A Baseline Study and Benchmark for Few-Shot Open-Set Action Recognition with Feature Residual Discrimination

This paper addresses the underexplored challenge of Few-Shot Open-Set Action Recognition in video data by proposing a Feature-Residual Discriminator (FR-Disc) that significantly improves unknown action rejection without sacrificing closed-set accuracy, establishing a new state-of-the-art benchmark across five datasets.

Stefano Berti, Giulia Pasquale, Lorenzo Natale

Published 2026-03-05
📖 4 min read☕ Coffee break read

Imagine you are teaching a robot to recognize different human actions, like "jumping," "clapping," or "drinking coffee."

The Problem: The "Closed Room" Trap

Usually, when we train these robots, we give them a strict list of things to learn. If we teach them 10 actions, they only know those 10. If you show them a video of someone "dancing," and dancing wasn't on the list, the robot gets confused. It might guess, "Oh, that must be jumping!" and confidently get it wrong.

This is called a Closed-Set problem. It's like a security guard at a club who only has a list of 10 approved faces. If someone new walks up, the guard doesn't say, "I don't know you." Instead, they force a match: "You look a bit like Bob, so you're Bob!" This leads to false alarms.

In the real world, we need Open-Set recognition. We need the robot to say, "I know what jumping and clapping look like, but I have no idea what that is. I should reject it."

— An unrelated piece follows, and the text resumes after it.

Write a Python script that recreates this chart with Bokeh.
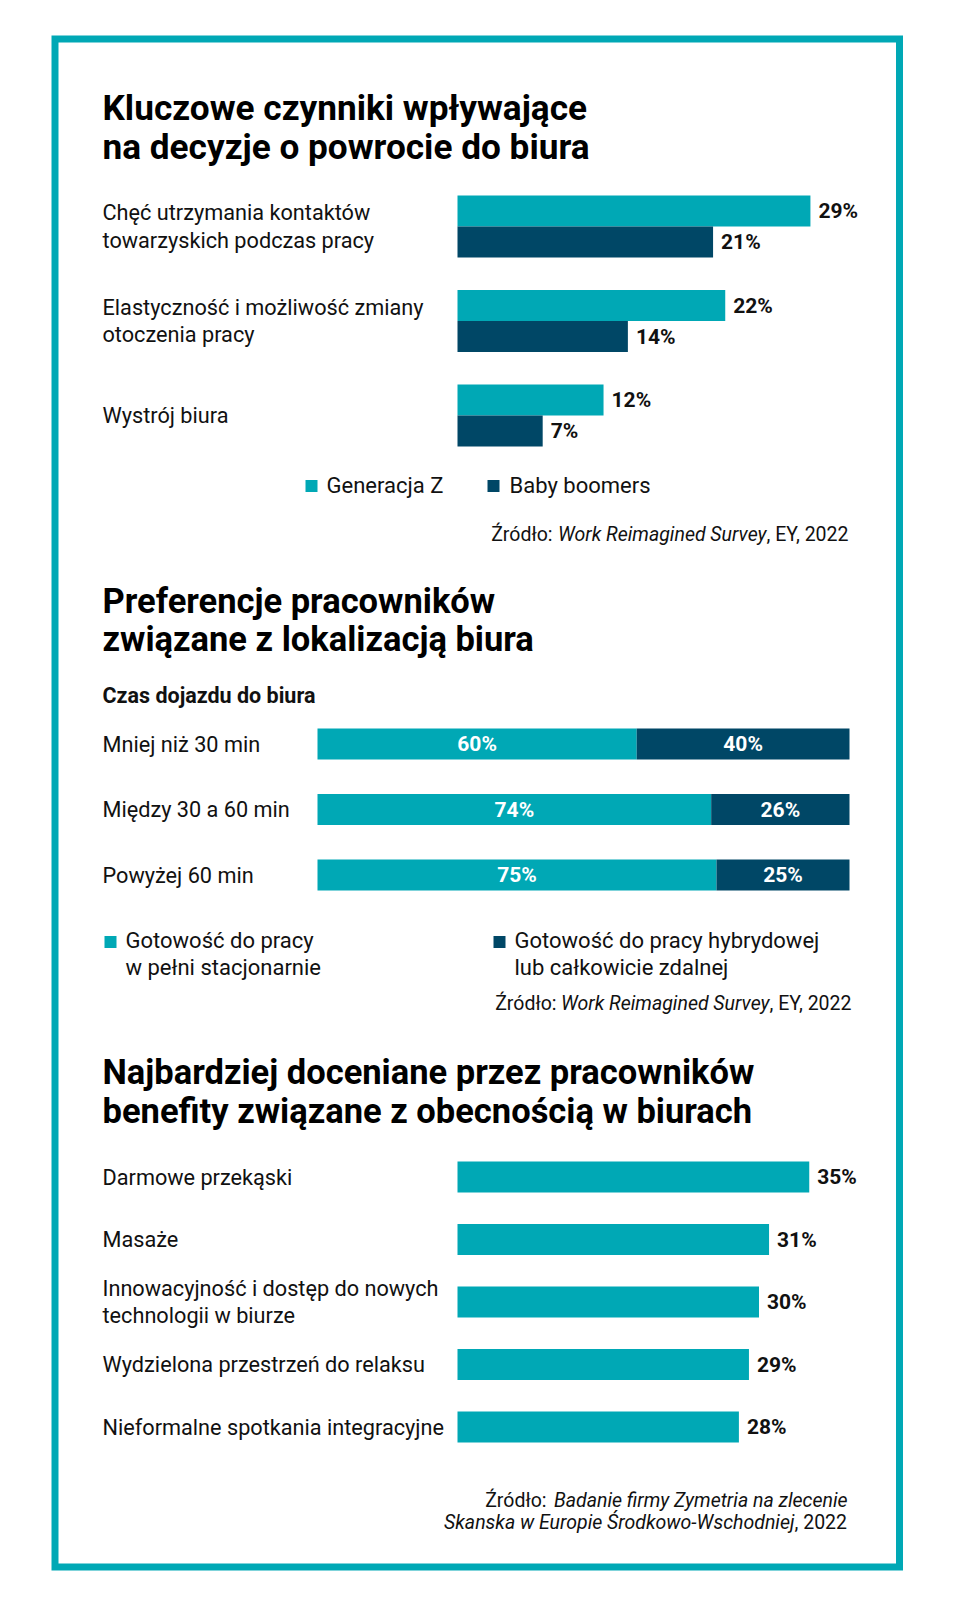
from bokeh.plotting import figure
from bokeh.models import Range1d, ColumnDataSource, BoxAnnotation
from bokeh.core.properties import value
from bokeh.transform import dodge
from bokeh.embed import file_html
from bokeh.resources import INLINE
import numpy as np

# ---------------- data ----------------
c1_title = ["Kluczowe czynniki wpływające", "na decyzje o powrocie do biura"]
c1_categories = ["Chęć utrzymania kontaktów\ntowarzyskich podczas pracy",
                 "Elastyczność i możliwość zmiany\notoczenia pracy",
                 "Wystrój biura"]
c1_genz = [29, 22, 12]
c1_boomers = [21, 14, 7]
c1_series = ["Generacja Z", "Baby boomers"]
c1_source = ["Źródło:", "Work Reimagined Survey", ", EY, 2022"]

c2_title = ["Preferencje pracowników", "związane z lokalizacją biura"]
c2_subtitle = "Czas dojazdu do biura"
c2_categories = ["Mniej niż 30 min", "Między 30 a 60 min", "Powyżej 60 min"]
c2_office = [60, 74, 75]
c2_remote = [40, 26, 25]
c2_series = ["Gotowość do pracy\nw pełni stacjonarnie",
             "Gotowość do pracy hybrydowej\nlub całkowicie zdalnej"]
c2_source = ["Źródło:", "Work Reimagined Survey", ", EY, 2022"]

c3_title = ["Najbardziej doceniane przez pracowników",
            "benefity związane z obecnością w biurach"]
c3_categories = ["Darmowe przekąski", "Masaże",
                 "Innowacyjność i dostęp do nowych\ntechnologii w biurze",
                 "Wydzielona przestrzeń do relaksu",
                 "Nieformalne spotkania integracyjne"]
c3_values = [35, 31, 30, 29, 28]
c3_source_l1 = ["Źródło:", "Badanie firmy Zymetria na zlecenie"]
c3_source_l2 = ["Skanska w Europie Środkowo-Wschodniej", ", 2022"]

# ---------------- style ----------------
TEAL = "#00a8b5"
NAVY = "#004766"
INK = "#111111"
FONT = value("Roboto")
W, H = 944, 1576
BODY = "21.7px"
VAL = "21px"
SRC = "19.5px"

p = figure(width=W, height=H, output_backend="svg", toolbar_location=None,
           x_range=Range1d(0, W), y_range=Range1d(H, 0),
           x_axis_type=None, y_axis_type=None, min_border=0)
p.outline_line_color = None
p.grid.visible = False
p.background_fill_color = "white"
p.border_fill_color = "white"


def x_lin(origin, ppu):
    return Range1d((0 - origin) / ppu, (W - origin) / ppu)


def y_lin(origin, ppu):
    return Range1d((H - origin) / ppu, (0 - origin) / ppu)


# frame
p.add_layout(BoxAnnotation(left=54.5, right=899, top=38.5, bottom=1566.5,
                           fill_alpha=0, line_color=TEAL, line_alpha=1,
                           line_width=7, line_join="miter"))


def title(lines, x, y0, dy, size="34.5px"):
    for i, t in enumerate(lines):
        p.text(x=x, y=y0 + i * dy, text=[t], text_font=FONT, text_font_style="bold",
               text_font_size=size, text_color="black", text_baseline="middle")


def label(x, y, t, size=BODY, style="normal", align="left", color=INK, lh=1.2):
    p.text(x=x, y=y, text=[t], text_font=FONT, text_font_style=style,
           text_font_size=size, text_color=color, text_align=align,
           text_baseline="middle", text_line_height=lh)


# ---------------- chart 1 ----------------
title(c1_title, 102, 107, 39, size="35.2px")
p.extra_x_ranges["c1x"] = x_lin(457, 12.17)
p.extra_y_ranges["c1y"] = y_lin(226, 94.5)
h1 = 31 / 94.5
s1 = ColumnDataSource(dict(idx=list(range(len(c1_categories))), cat=c1_categories,
                           genz=c1_genz, boom=c1_boomers,
                           genz_l=[f"{v}%" for v in c1_genz],
                           boom_l=[f"{v}%" for v in c1_boomers]))
for fld, col, off in (("genz", TEAL, -h1 / 2), ("boom", NAVY, h1 / 2)):
    p.hbar(y=dodge("idx", off), left=0, right=fld, height=h1, source=s1,
           fill_color=col, line_color=None, x_range_name="c1x", y_range_name="c1y")
    p.text(x=fld, y=dodge("idx", off), text=fld + "_l", source=s1, x_offset=8,
           text_font=FONT, text_font_style="bold", text_font_size=VAL,
           text_color=INK, text_baseline="middle",
           x_range_name="c1x", y_range_name="c1y")
p.text(x=102, y="idx", text="cat", source=s1, text_font=FONT, text_font_size=BODY,
       text_color=INK, text_baseline="middle", text_line_height=1.1,
       y_range_name="c1y")
# legend
p.scatter(x=[311, 493], y=[485.5, 485.5], marker="square", size=12,
          fill_color=[TEAL, NAVY], line_color=None)
label(326, 485, c1_series[0], size="22px")
label(509, 485, c1_series[1], size="22px")
# source
label(552, 534, c1_source[0], size=SRC, align="right")
label(766, 534, c1_source[1], size=SRC, style="italic", align="right")
label(766, 534, c1_source[2], size=SRC, align="left")

# ---------------- chart 2 ----------------
title(c2_title, 102, 600, 38)
label(102, 695, c2_subtitle, size="21.5px", style="bold")
p.extra_x_ranges["c2x"] = x_lin(317, 5.32)
p.extra_y_ranges["c2y"] = y_lin(743.5, 65.5)
h2 = 31 / 65.5
office = np.array(c2_office)
remote = np.array(c2_remote)
s2 = ColumnDataSource(dict(idx=list(range(len(c2_categories))), cat=c2_categories,
                           office=c2_office, remote=c2_remote,
                           office_mid=office / 2, remote_mid=office + remote / 2,
                           office_l=[f"{v}%" for v in c2_office],
                           remote_l=[f"{v}%" for v in c2_remote]))
p.hbar_stack(["office", "remote"], y="idx", height=h2, color=[TEAL, NAVY], source=s2,
             line_color=None, x_range_name="c2x", y_range_name="c2y")
for fld in ("office", "remote"):
    p.text(x=fld + "_mid", y="idx", text=fld + "_l", source=s2, text_font=FONT,
           text_font_style="bold", text_font_size=VAL, text_color="white",
           text_align="center", text_baseline="middle",
           x_range_name="c2x", y_range_name="c2y")
p.text(x=102, y="idx", text="cat", source=s2, text_font=FONT, text_font_size=BODY,
       text_color=INK, text_baseline="middle", y_range_name="c2y")
p.scatter(x=[110, 499], y=[941.5, 941.5], marker="square", size=12,
          fill_color=[TEAL, NAVY], line_color=None)
label(125, 953.5, c2_series[0], size="22px", lh=1.05)
label(514, 953.5, c2_series[1], size="22px", lh=1.05)
label(556, 1003, c2_source[0], size=SRC, align="right")
label(769, 1003, c2_source[1], size=SRC, style="italic", align="right")
label(769, 1003, c2_source[2], size=SRC, align="left")

# ---------------- chart 3 ----------------
title(c3_title, 102, 1071, 39)
p.extra_x_ranges["c3x"] = x_lin(457, 10.05)
p.extra_y_ranges["c3y"] = y_lin(1176.5, 62.5)
h3 = 31 / 62.5
s3 = ColumnDataSource(dict(idx=list(range(len(c3_categories))), cat=c3_categories,
                           val=c3_values, lbl=[f"{v}%" for v in c3_values]))
p.hbar(y="idx", left=0, right="val", height=h3, source=s3, fill_color=TEAL,
       line_color=None, x_range_name="c3x", y_range_name="c3y")
p.text(x="val", y="idx", text="lbl", source=s3, x_offset=8, text_font=FONT,
       text_font_style="bold", text_font_size=VAL, text_color=INK,
       text_baseline="middle", x_range_name="c3x", y_range_name="c3y")
p.text(x=102, y="idx", text="cat", source=s3, text_font=FONT, text_font_size=BODY,
       text_color=INK, text_baseline="middle", text_line_height=1.1,
       y_range_name="c3y")
label(546, 1500, c3_source_l1[0], size=SRC, align="right")
label(847, 1500, c3_source_l1[1], size=SRC, style="italic", align="right")
label(794, 1522, c3_source_l2[0], size=SRC, style="italic", align="right")
label(794, 1522, c3_source_l2[1], size=SRC, align="left")

open("out.html", "w").write(file_html(p, INLINE))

The Challenge: Learning with Very Few Examples

Now, imagine you can't show the robot thousands of videos. You only have one or five examples of each action (this is Few-Shot learning). It's like trying to teach a child to recognize a "Golden Retriever" by showing them just one picture, and then asking them to spot a Golden Retriever in a crowd of dogs they've never seen before.

The Solution: A New "Detective" for the Robot

The authors of this paper built a system that does two things:

  1. Recognizes the few known actions it was taught.
  2. Detects when it sees something totally unknown and says, "Nope, not on my list."

They tested this on five different video datasets (like a mix of sports, daily life, and diving videos).

The "Secret Sauce": The Feature-Residual Discriminator (FR-Disc)

The paper compares a few different ways to make the robot smarter at spotting unknowns. Here is the analogy for their best method, FR-Disc:

  • The Old Way (Softmax/Logits): Imagine the robot tries to guess the answer by looking at a scoreboard. If the score for "Jumping" is 90% and "Clapping" is 10%, it picks Jumping. The problem? Even if the robot is totally clueless, it still has to pick a winner. It might give "Jumping" a score of 51% just because it's slightly higher than the others. It's overconfident.
  • The New Way (FR-Disc): Instead of just looking at the scoreboard, the robot has a specialized detective (the Discriminator).
    • The robot first tries to match the new video to the closest thing it knows (e.g., "This looks a bit like Jumping").
    • Then, the Detective looks at the difference (the "residual") between the new video and the "Jumping" example.
    • If the video is actually "Jumping," the difference is tiny.
    • If the video is "Dancing" (which wasn't taught), the difference is huge and messy.
    • The Detective is trained specifically to look at that "messiness." If the mess is too big, the Detective shouts, "Reject! This isn't Jumping, and it's not anything I know!"

The Results: Why It Matters

The authors found that:

  1. Simple isn't always best: Just telling the robot to be less confident (a technique called "Entropy") helped a little, but not enough.
  2. The "Garbage" Class failed: They tried teaching the robot a "Garbage" category for unknowns, but the robot got confused. It memorized the specific "garbage" videos it saw during training instead of learning the concept of "unknown."
  3. The Detective (FR-Disc) won: This method was the champion. It didn't just get better at spotting unknowns; it actually got better at recognizing the known actions too. It was like giving the robot a magnifying glass that helped it see details it missed before.

The Big Takeaway

This paper is a "Baseline Study," which means they built a standard testing ground (a benchmark) so other scientists can compare their ideas fairly.

In short: They showed that by adding a "difference-checking detective" to a robot that learns from very few examples, we can make it safe for the real world. It won't confidently guess wrong when it sees something new; instead, it will politely admit, "I don't know this," which is exactly what we want from AI in real life.